Exactly and only the lines from the one containing "Convert this diagram to TikZ code." through the one containing "align=center] (pedtxt) at" belong in your copy. Pictures do not.

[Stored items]

※

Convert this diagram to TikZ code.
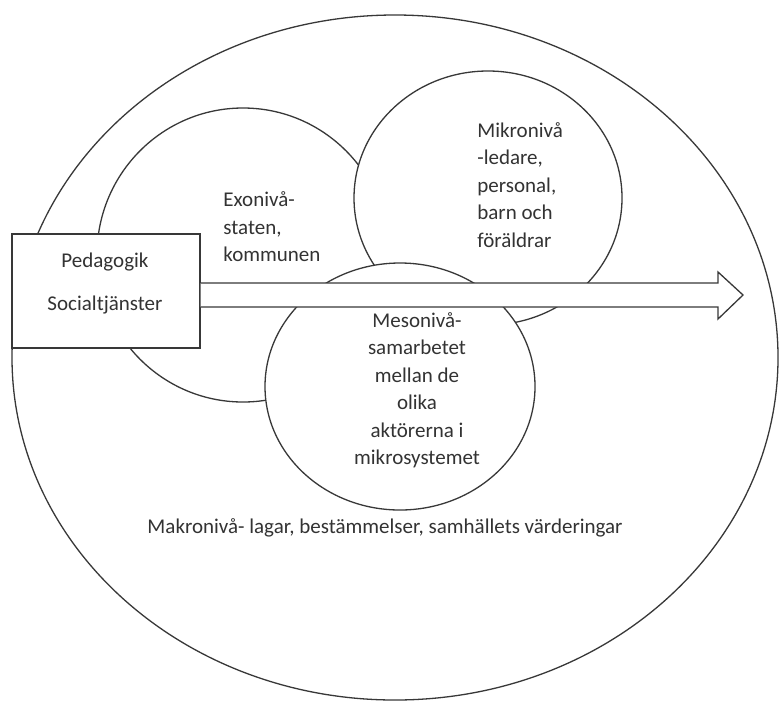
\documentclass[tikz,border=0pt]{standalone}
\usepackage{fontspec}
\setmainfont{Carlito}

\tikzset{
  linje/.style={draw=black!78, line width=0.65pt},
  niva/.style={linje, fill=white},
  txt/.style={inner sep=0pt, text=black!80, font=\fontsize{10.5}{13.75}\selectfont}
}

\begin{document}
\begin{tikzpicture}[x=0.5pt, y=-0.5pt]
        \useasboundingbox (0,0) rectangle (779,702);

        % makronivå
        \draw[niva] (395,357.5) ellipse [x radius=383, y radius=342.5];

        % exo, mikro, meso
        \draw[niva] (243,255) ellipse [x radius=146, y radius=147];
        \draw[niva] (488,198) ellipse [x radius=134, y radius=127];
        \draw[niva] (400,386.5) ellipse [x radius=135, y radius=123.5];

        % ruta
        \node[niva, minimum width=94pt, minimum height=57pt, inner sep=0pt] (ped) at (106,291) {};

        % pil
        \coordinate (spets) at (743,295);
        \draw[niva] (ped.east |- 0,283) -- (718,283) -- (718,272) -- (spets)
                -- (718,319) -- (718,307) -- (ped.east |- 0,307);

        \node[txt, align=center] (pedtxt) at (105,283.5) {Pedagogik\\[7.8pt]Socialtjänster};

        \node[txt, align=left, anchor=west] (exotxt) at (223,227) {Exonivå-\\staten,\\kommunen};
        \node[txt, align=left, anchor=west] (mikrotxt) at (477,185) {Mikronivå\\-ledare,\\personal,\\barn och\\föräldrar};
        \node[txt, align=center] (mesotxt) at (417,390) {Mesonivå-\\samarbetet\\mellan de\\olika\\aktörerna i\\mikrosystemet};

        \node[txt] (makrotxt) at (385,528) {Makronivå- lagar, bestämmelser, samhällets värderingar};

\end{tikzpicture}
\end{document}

※

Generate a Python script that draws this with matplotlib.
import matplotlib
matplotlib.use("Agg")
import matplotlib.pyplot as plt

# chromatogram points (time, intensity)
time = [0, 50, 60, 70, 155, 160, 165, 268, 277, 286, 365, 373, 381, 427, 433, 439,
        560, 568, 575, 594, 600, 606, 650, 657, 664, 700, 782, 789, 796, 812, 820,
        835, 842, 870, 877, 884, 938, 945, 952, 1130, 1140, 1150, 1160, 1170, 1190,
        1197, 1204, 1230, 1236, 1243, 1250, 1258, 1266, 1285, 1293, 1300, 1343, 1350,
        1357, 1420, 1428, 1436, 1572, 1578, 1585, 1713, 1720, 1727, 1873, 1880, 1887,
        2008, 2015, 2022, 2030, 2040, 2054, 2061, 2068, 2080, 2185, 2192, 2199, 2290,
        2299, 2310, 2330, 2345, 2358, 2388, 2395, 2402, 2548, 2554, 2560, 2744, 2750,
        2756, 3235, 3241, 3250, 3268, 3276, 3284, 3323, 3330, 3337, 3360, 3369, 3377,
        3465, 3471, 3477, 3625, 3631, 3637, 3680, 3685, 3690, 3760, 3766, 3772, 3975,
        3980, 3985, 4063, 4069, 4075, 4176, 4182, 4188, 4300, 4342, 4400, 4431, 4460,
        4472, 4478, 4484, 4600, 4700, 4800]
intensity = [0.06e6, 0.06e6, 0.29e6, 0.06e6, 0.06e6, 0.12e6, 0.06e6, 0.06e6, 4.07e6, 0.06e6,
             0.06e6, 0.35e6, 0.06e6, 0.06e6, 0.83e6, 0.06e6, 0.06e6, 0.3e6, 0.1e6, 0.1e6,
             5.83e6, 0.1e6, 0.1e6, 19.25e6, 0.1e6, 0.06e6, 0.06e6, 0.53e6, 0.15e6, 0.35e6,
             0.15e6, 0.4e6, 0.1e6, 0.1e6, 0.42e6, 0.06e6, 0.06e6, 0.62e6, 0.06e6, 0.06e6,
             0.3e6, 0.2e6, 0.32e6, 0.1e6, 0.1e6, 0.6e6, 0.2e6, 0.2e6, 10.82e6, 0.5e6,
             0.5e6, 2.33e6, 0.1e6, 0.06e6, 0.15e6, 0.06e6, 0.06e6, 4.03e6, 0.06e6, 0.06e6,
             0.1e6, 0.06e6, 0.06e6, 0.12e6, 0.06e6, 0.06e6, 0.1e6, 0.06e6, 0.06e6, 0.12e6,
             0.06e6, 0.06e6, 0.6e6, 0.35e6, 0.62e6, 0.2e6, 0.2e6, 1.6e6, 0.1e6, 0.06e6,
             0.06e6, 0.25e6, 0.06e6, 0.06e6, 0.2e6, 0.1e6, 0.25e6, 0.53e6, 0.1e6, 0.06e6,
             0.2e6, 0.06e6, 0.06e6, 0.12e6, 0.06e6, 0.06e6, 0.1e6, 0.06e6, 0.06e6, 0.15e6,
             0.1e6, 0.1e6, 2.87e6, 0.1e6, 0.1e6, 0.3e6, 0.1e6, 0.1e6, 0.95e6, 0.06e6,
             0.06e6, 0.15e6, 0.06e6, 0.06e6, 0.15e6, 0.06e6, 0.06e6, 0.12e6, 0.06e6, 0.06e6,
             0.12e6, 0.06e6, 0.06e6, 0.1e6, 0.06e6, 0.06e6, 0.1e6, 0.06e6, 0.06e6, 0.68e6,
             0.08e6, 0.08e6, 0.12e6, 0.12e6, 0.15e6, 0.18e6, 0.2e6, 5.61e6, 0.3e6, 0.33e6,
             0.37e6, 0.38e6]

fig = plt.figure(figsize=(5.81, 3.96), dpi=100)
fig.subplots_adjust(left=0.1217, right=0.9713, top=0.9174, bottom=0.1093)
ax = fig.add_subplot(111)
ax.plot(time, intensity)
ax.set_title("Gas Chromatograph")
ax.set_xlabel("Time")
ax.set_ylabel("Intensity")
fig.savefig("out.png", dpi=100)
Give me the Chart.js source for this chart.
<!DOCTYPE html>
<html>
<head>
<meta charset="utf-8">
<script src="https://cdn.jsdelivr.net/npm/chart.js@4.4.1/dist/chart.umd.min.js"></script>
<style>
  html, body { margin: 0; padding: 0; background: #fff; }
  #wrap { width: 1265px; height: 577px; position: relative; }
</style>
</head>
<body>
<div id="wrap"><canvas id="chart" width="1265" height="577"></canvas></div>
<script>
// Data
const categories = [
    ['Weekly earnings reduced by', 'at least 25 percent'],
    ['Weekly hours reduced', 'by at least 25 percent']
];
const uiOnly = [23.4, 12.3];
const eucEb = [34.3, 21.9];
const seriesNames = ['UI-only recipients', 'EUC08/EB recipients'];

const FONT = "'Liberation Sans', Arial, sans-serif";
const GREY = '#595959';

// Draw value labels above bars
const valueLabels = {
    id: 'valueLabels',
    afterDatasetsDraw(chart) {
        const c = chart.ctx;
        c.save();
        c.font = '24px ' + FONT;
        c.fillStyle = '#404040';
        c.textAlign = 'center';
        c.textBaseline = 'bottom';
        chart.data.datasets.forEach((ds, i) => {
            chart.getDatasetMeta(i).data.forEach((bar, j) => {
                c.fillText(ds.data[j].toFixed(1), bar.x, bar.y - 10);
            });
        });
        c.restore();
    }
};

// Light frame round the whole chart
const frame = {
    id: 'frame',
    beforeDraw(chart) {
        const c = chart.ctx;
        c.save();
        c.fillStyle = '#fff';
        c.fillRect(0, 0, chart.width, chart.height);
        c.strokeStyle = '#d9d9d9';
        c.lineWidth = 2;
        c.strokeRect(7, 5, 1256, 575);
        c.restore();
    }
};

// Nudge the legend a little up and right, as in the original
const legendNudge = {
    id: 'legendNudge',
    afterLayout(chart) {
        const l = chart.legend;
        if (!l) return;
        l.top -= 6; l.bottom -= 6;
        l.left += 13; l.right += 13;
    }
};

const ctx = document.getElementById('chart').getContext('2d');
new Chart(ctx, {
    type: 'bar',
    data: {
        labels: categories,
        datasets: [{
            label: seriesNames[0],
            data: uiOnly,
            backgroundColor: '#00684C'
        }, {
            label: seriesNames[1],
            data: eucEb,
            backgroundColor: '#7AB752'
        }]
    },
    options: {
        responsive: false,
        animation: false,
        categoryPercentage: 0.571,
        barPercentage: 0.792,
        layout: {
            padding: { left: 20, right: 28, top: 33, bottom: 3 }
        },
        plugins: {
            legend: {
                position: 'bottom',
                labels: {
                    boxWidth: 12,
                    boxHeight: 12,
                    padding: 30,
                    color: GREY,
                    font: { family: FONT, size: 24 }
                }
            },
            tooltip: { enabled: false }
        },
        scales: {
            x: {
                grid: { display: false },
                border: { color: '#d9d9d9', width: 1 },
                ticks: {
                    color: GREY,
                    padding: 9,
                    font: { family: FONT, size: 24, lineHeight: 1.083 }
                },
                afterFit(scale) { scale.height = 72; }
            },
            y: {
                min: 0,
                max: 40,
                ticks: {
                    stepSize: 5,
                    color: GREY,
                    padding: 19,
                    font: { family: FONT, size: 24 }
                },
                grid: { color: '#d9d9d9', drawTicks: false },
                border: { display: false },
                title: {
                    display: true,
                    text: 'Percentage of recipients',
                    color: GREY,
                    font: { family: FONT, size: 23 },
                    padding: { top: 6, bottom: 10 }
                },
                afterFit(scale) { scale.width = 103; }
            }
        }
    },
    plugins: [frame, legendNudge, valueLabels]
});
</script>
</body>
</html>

※

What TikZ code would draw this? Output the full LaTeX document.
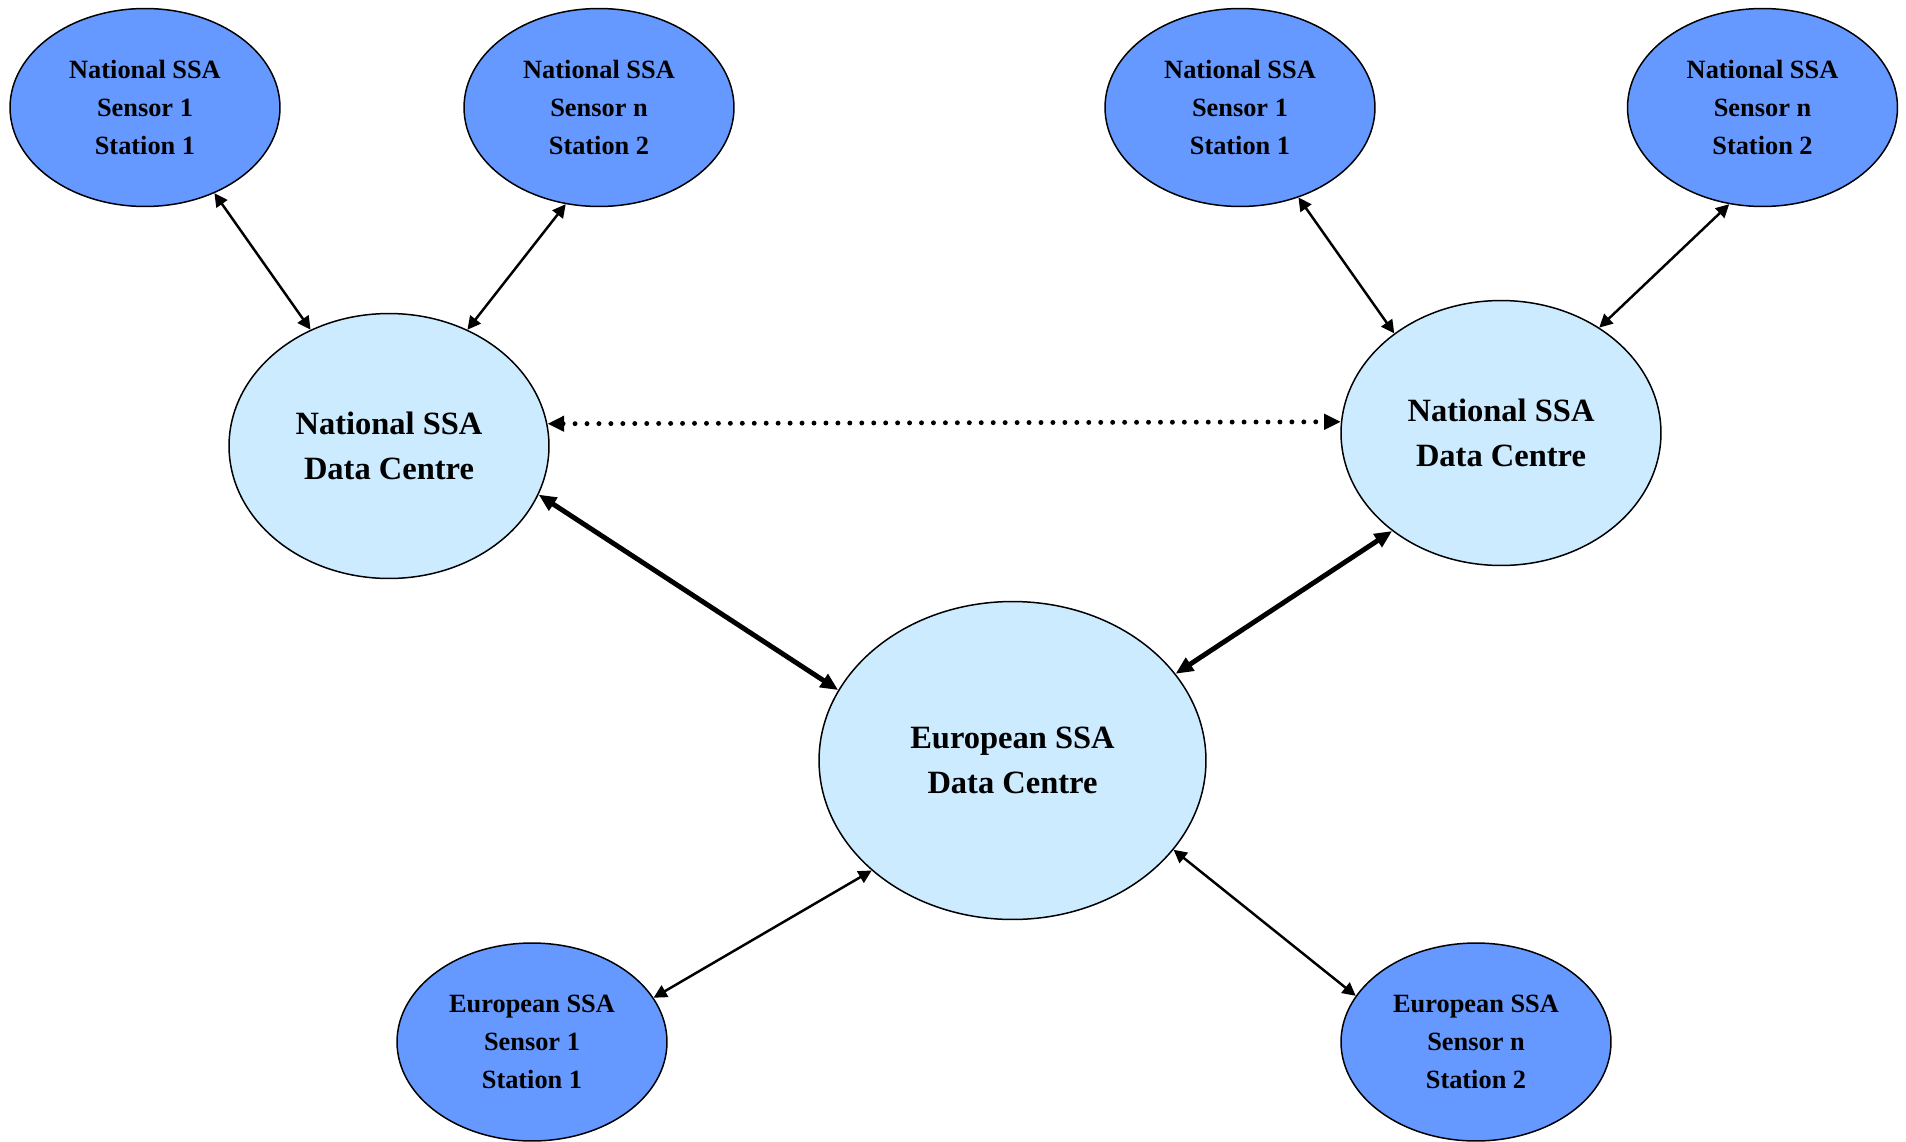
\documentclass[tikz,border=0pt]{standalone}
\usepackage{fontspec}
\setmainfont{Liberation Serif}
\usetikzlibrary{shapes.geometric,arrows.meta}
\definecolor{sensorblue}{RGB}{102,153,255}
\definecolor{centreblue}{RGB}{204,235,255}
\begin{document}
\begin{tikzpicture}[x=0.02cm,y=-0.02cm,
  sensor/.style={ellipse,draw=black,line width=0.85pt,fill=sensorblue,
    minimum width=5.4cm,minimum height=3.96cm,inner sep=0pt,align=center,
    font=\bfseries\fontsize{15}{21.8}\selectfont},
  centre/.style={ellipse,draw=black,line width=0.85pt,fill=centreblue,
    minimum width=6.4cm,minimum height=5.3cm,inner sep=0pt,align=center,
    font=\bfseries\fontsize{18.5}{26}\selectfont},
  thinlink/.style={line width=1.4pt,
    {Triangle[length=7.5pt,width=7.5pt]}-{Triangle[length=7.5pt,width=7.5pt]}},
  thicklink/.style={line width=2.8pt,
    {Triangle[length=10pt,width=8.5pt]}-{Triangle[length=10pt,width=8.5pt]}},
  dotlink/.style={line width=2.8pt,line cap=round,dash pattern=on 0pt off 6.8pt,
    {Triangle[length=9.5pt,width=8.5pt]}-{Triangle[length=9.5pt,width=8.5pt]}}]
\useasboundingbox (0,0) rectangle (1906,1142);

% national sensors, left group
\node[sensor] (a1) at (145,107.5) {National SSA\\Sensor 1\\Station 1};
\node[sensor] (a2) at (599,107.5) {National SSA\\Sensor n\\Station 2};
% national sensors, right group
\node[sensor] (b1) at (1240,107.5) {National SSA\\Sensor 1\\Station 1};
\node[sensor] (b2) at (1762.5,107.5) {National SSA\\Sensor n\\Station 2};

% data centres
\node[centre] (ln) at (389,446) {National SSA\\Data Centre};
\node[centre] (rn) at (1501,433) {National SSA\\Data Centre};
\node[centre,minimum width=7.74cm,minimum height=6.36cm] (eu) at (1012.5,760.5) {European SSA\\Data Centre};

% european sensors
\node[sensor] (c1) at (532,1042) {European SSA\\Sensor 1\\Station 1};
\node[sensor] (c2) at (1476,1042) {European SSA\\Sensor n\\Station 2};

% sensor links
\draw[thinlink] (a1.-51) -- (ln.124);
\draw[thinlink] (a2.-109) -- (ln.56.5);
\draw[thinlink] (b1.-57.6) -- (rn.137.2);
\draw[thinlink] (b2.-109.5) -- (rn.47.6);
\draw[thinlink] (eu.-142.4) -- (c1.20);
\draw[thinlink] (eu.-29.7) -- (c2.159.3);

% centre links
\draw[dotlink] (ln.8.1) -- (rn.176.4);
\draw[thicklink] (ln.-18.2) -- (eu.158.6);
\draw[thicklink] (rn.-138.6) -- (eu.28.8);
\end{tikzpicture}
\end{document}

※

Problem solution →
Convert this diagram to TikZ code.
\documentclass[tikz,border=0pt]{standalone}
\usepackage{fontspec}
\setmainfont{Carlito}

\tikzset{
  linje/.style={draw=black!78, line width=0.65pt},
  niva/.style={linje, fill=white},
  txt/.style={inner sep=0pt, text=black!80, font=\fontsize{10.5}{13.75}\selectfont}
}

\begin{document}
\begin{tikzpicture}[x=0.5pt, y=-0.5pt]
        \useasboundingbox (0,0) rectangle (779,702);

        % makronivå
        \draw[niva] (395,357.5) ellipse [x radius=383, y radius=342.5];

        % exo, mikro, meso
        \draw[niva] (243,255) ellipse [x radius=146, y radius=147];
        \draw[niva] (488,198) ellipse [x radius=134, y radius=127];
        \draw[niva] (400,386.5) ellipse [x radius=135, y radius=123.5];

        % ruta
        \node[niva, minimum width=94pt, minimum height=57pt, inner sep=0pt] (ped) at (106,291) {};

        % pil
        \coordinate (spets) at (743,295);
        \draw[niva] (ped.east |- 0,283) -- (718,283) -- (718,272) -- (spets)
                -- (718,319) -- (718,307) -- (ped.east |- 0,307);

        \node[txt, align=center] (pedtxt) at (105,283.5) {Pedagogik\\[7.8pt]Socialtjänster};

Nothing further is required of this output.